|Location Map ( geo)
The town of Buckie lies on the Moray Firth a few miles east of the mouth of the River Spey. It is perhaps the largest port on the coast between Inverness and Fraserburgh, certainly the largest town in the old county of Banffshire, and still has a large industrial zone along the coast, where many similar towns have seen redevelopment into luxury flats and shopping parks. The town grew up as a fishing port, with three shipyards (one survives), but has developed into a wider industrial base, although the neighbouring fishing villages, which have slowly merged into Buckie, retain more of their old-world charm. Buckpool, Ianstown and Portessie are al parts of the town, which is 2.5 miles long but apart from some recent expansion is half a mile wide at most. Portessie, in the east, has narrow alleys running between tangled clusters of cottages under the cliffs, and larger houses above the cliffs, whilst Portgordon to the west has a slightly more conventional feel, with the start of a grid-iron street layout giving more regularity.
The main road into Buckie itself is the A942, which branches off the A98 at the edge of town. The A98 runs through the fields a little inland, forming a bypass to Buckie, albeit an ancient one. In Buckie, the A942 turns east along the coast to serve the harbour, and although it originally terminated here, it was soon continued through Portessie and out of town. It then passes through the pretty little harbour villages of Findochty and Portknockie before rejoining the A98 near Cullen. Heading west, the A990 mirrors the A942, through Buckpool and passing the town's original harbour (now filled in), before running through some open country to reach Portgordon where it turns inland to also rejoin the A98.
Unlike nearby Findochty and Portknockie, Buckie has no B-class roads, but the unclassified March Road, a mile or so to the east of High Street, was improved in the 1970s to form the main access to a growing industrial estate, and is signed from the A98 as the HGV route. It does, however, have what is arguably Britain's most northerly dual carriageway: the residential, unclassified West Cathcart Street near the town centre.

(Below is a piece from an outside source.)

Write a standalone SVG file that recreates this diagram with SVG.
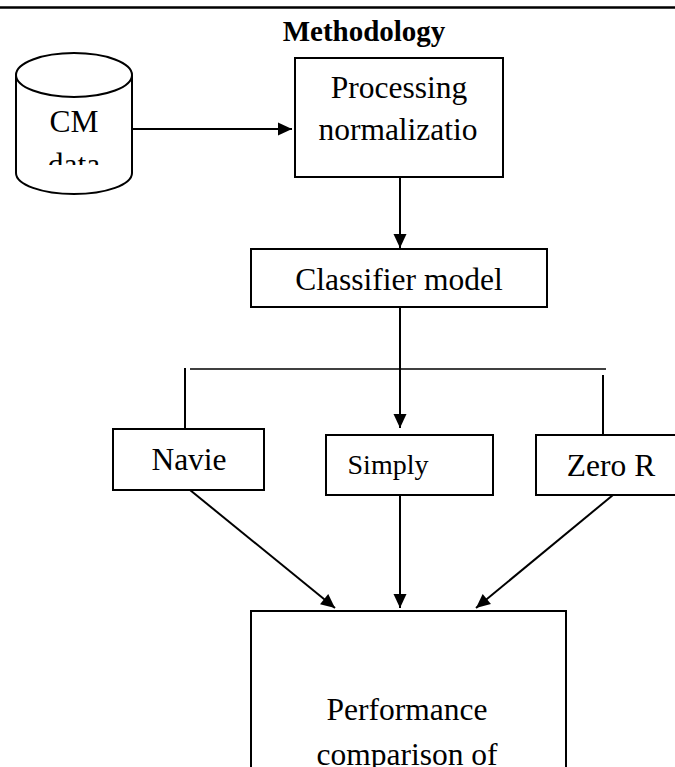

The A942 leaves the A98 at a simple T junction (originally a crossroads, but the minor road to the south has now been staggered, and a filter lane added to the A98) before cutting a straight course into the town. It forms High Street and passes through the square in the town centre, where it crosses Church Street at a mini roundabout, and then continues towards the shore. There is a steep descent from the town centre, and the road sweeps around a horseshoe bend on the descent, with the A990 climbing up to meet it at another simple T Junction.